Emerge allora evidente come, a fronte di una valutazione nel caso dai detti giudici operata nell’esercizio dei poteri ad essi spettante, le deduzioni del ricorrente in realtà si risolvono in un’inammissibile mera contrapposizione della propria tesi difensiva alle statuizioni contenuta nell’impugnata sentenza, nonchè nella mera doglianza circa la dedotta erronea attribuzione da parte del giudice del merito agli elementi valutati di un valore ed un significato difformi dalle sue aspettative (v. Cass., 20/10/2005, n. 20322), e nell’inammissibile pretesa di una lettura dell’asserto probatorio diversa da quella nel caso operata dai giudici di merito (cfr. Cass., 18/4/2006, n. 8932).

Per tale via in realtà sollecita, cercando di superare i limiti istituzionali del giudizio di legittimità, un nuovo giudizio di merito, in contrasto con il fermo principio di questa Corte secondo cui il giudizio di legittimità non è un giudizio di merito di terzo grado nel quale possano sottoporsi alla attenzione dei giudici della Corte Suprema di Cassazione elementi di fatto già considerati dai giudici del merito, al fine di pervenire ad un diverso apprezzamento dei medesimi (cfr. Cass., 14/3/2006, n. 5443).

Le spese del giudizio di cassazione, liquidate come in dispositivo in favore della controricorrente società Groupama Assicurazioni s.p.a (già Nuova Tirrena s.p.a.), seguono la soccombenza.
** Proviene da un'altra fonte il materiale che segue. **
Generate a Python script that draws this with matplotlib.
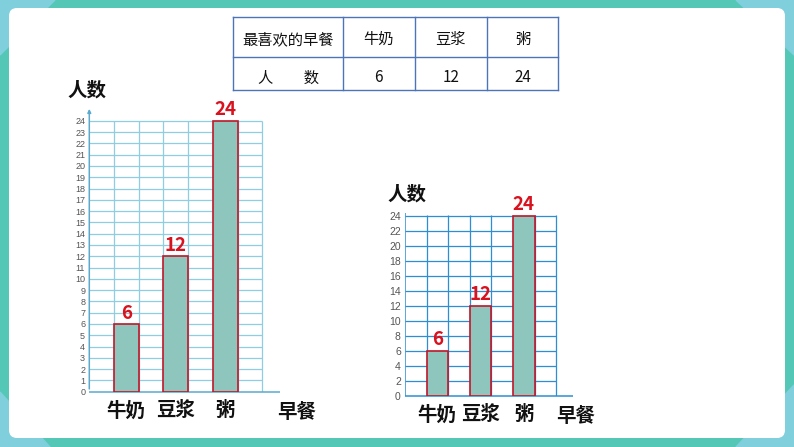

Non è viceversa a farsi luogo a pronunzia in ordine alle spese del giudizio di cassazione in favore degli altri intimati, non avendo i medesimi svolto attività difensiva.

PQM

 

La Corte dichiara il ricorso inammissibile. Condanna il ricorrente al pagamento delle spese del giudizio di cassazione, che liquida in complessivi Euro 5.200,00, di cui Euro 5.000,00 per onorari, oltre a spese a generali ed accessori come per legge, in favore della controricorrente Groupama Assicurazioni s.p.a (già Nuova Tirrena s.p.a.).

Ai sensi del D.P.R. 30 maggio 2002, n. 115, art. 13, comma 1 quater, come modif. dalla L. 24 dicembre 2012, n. 228, dà atto della sussistenza dei presupposti per il versamento da parte del ricorrente dell’ulteriore importo a titolo di contributo unificato, pari a quello dovuto per il ricorso principale, a norma dello stesso art. 13, comma 1 bis.

Così deciso in Roma, il 21 dicembre 2016.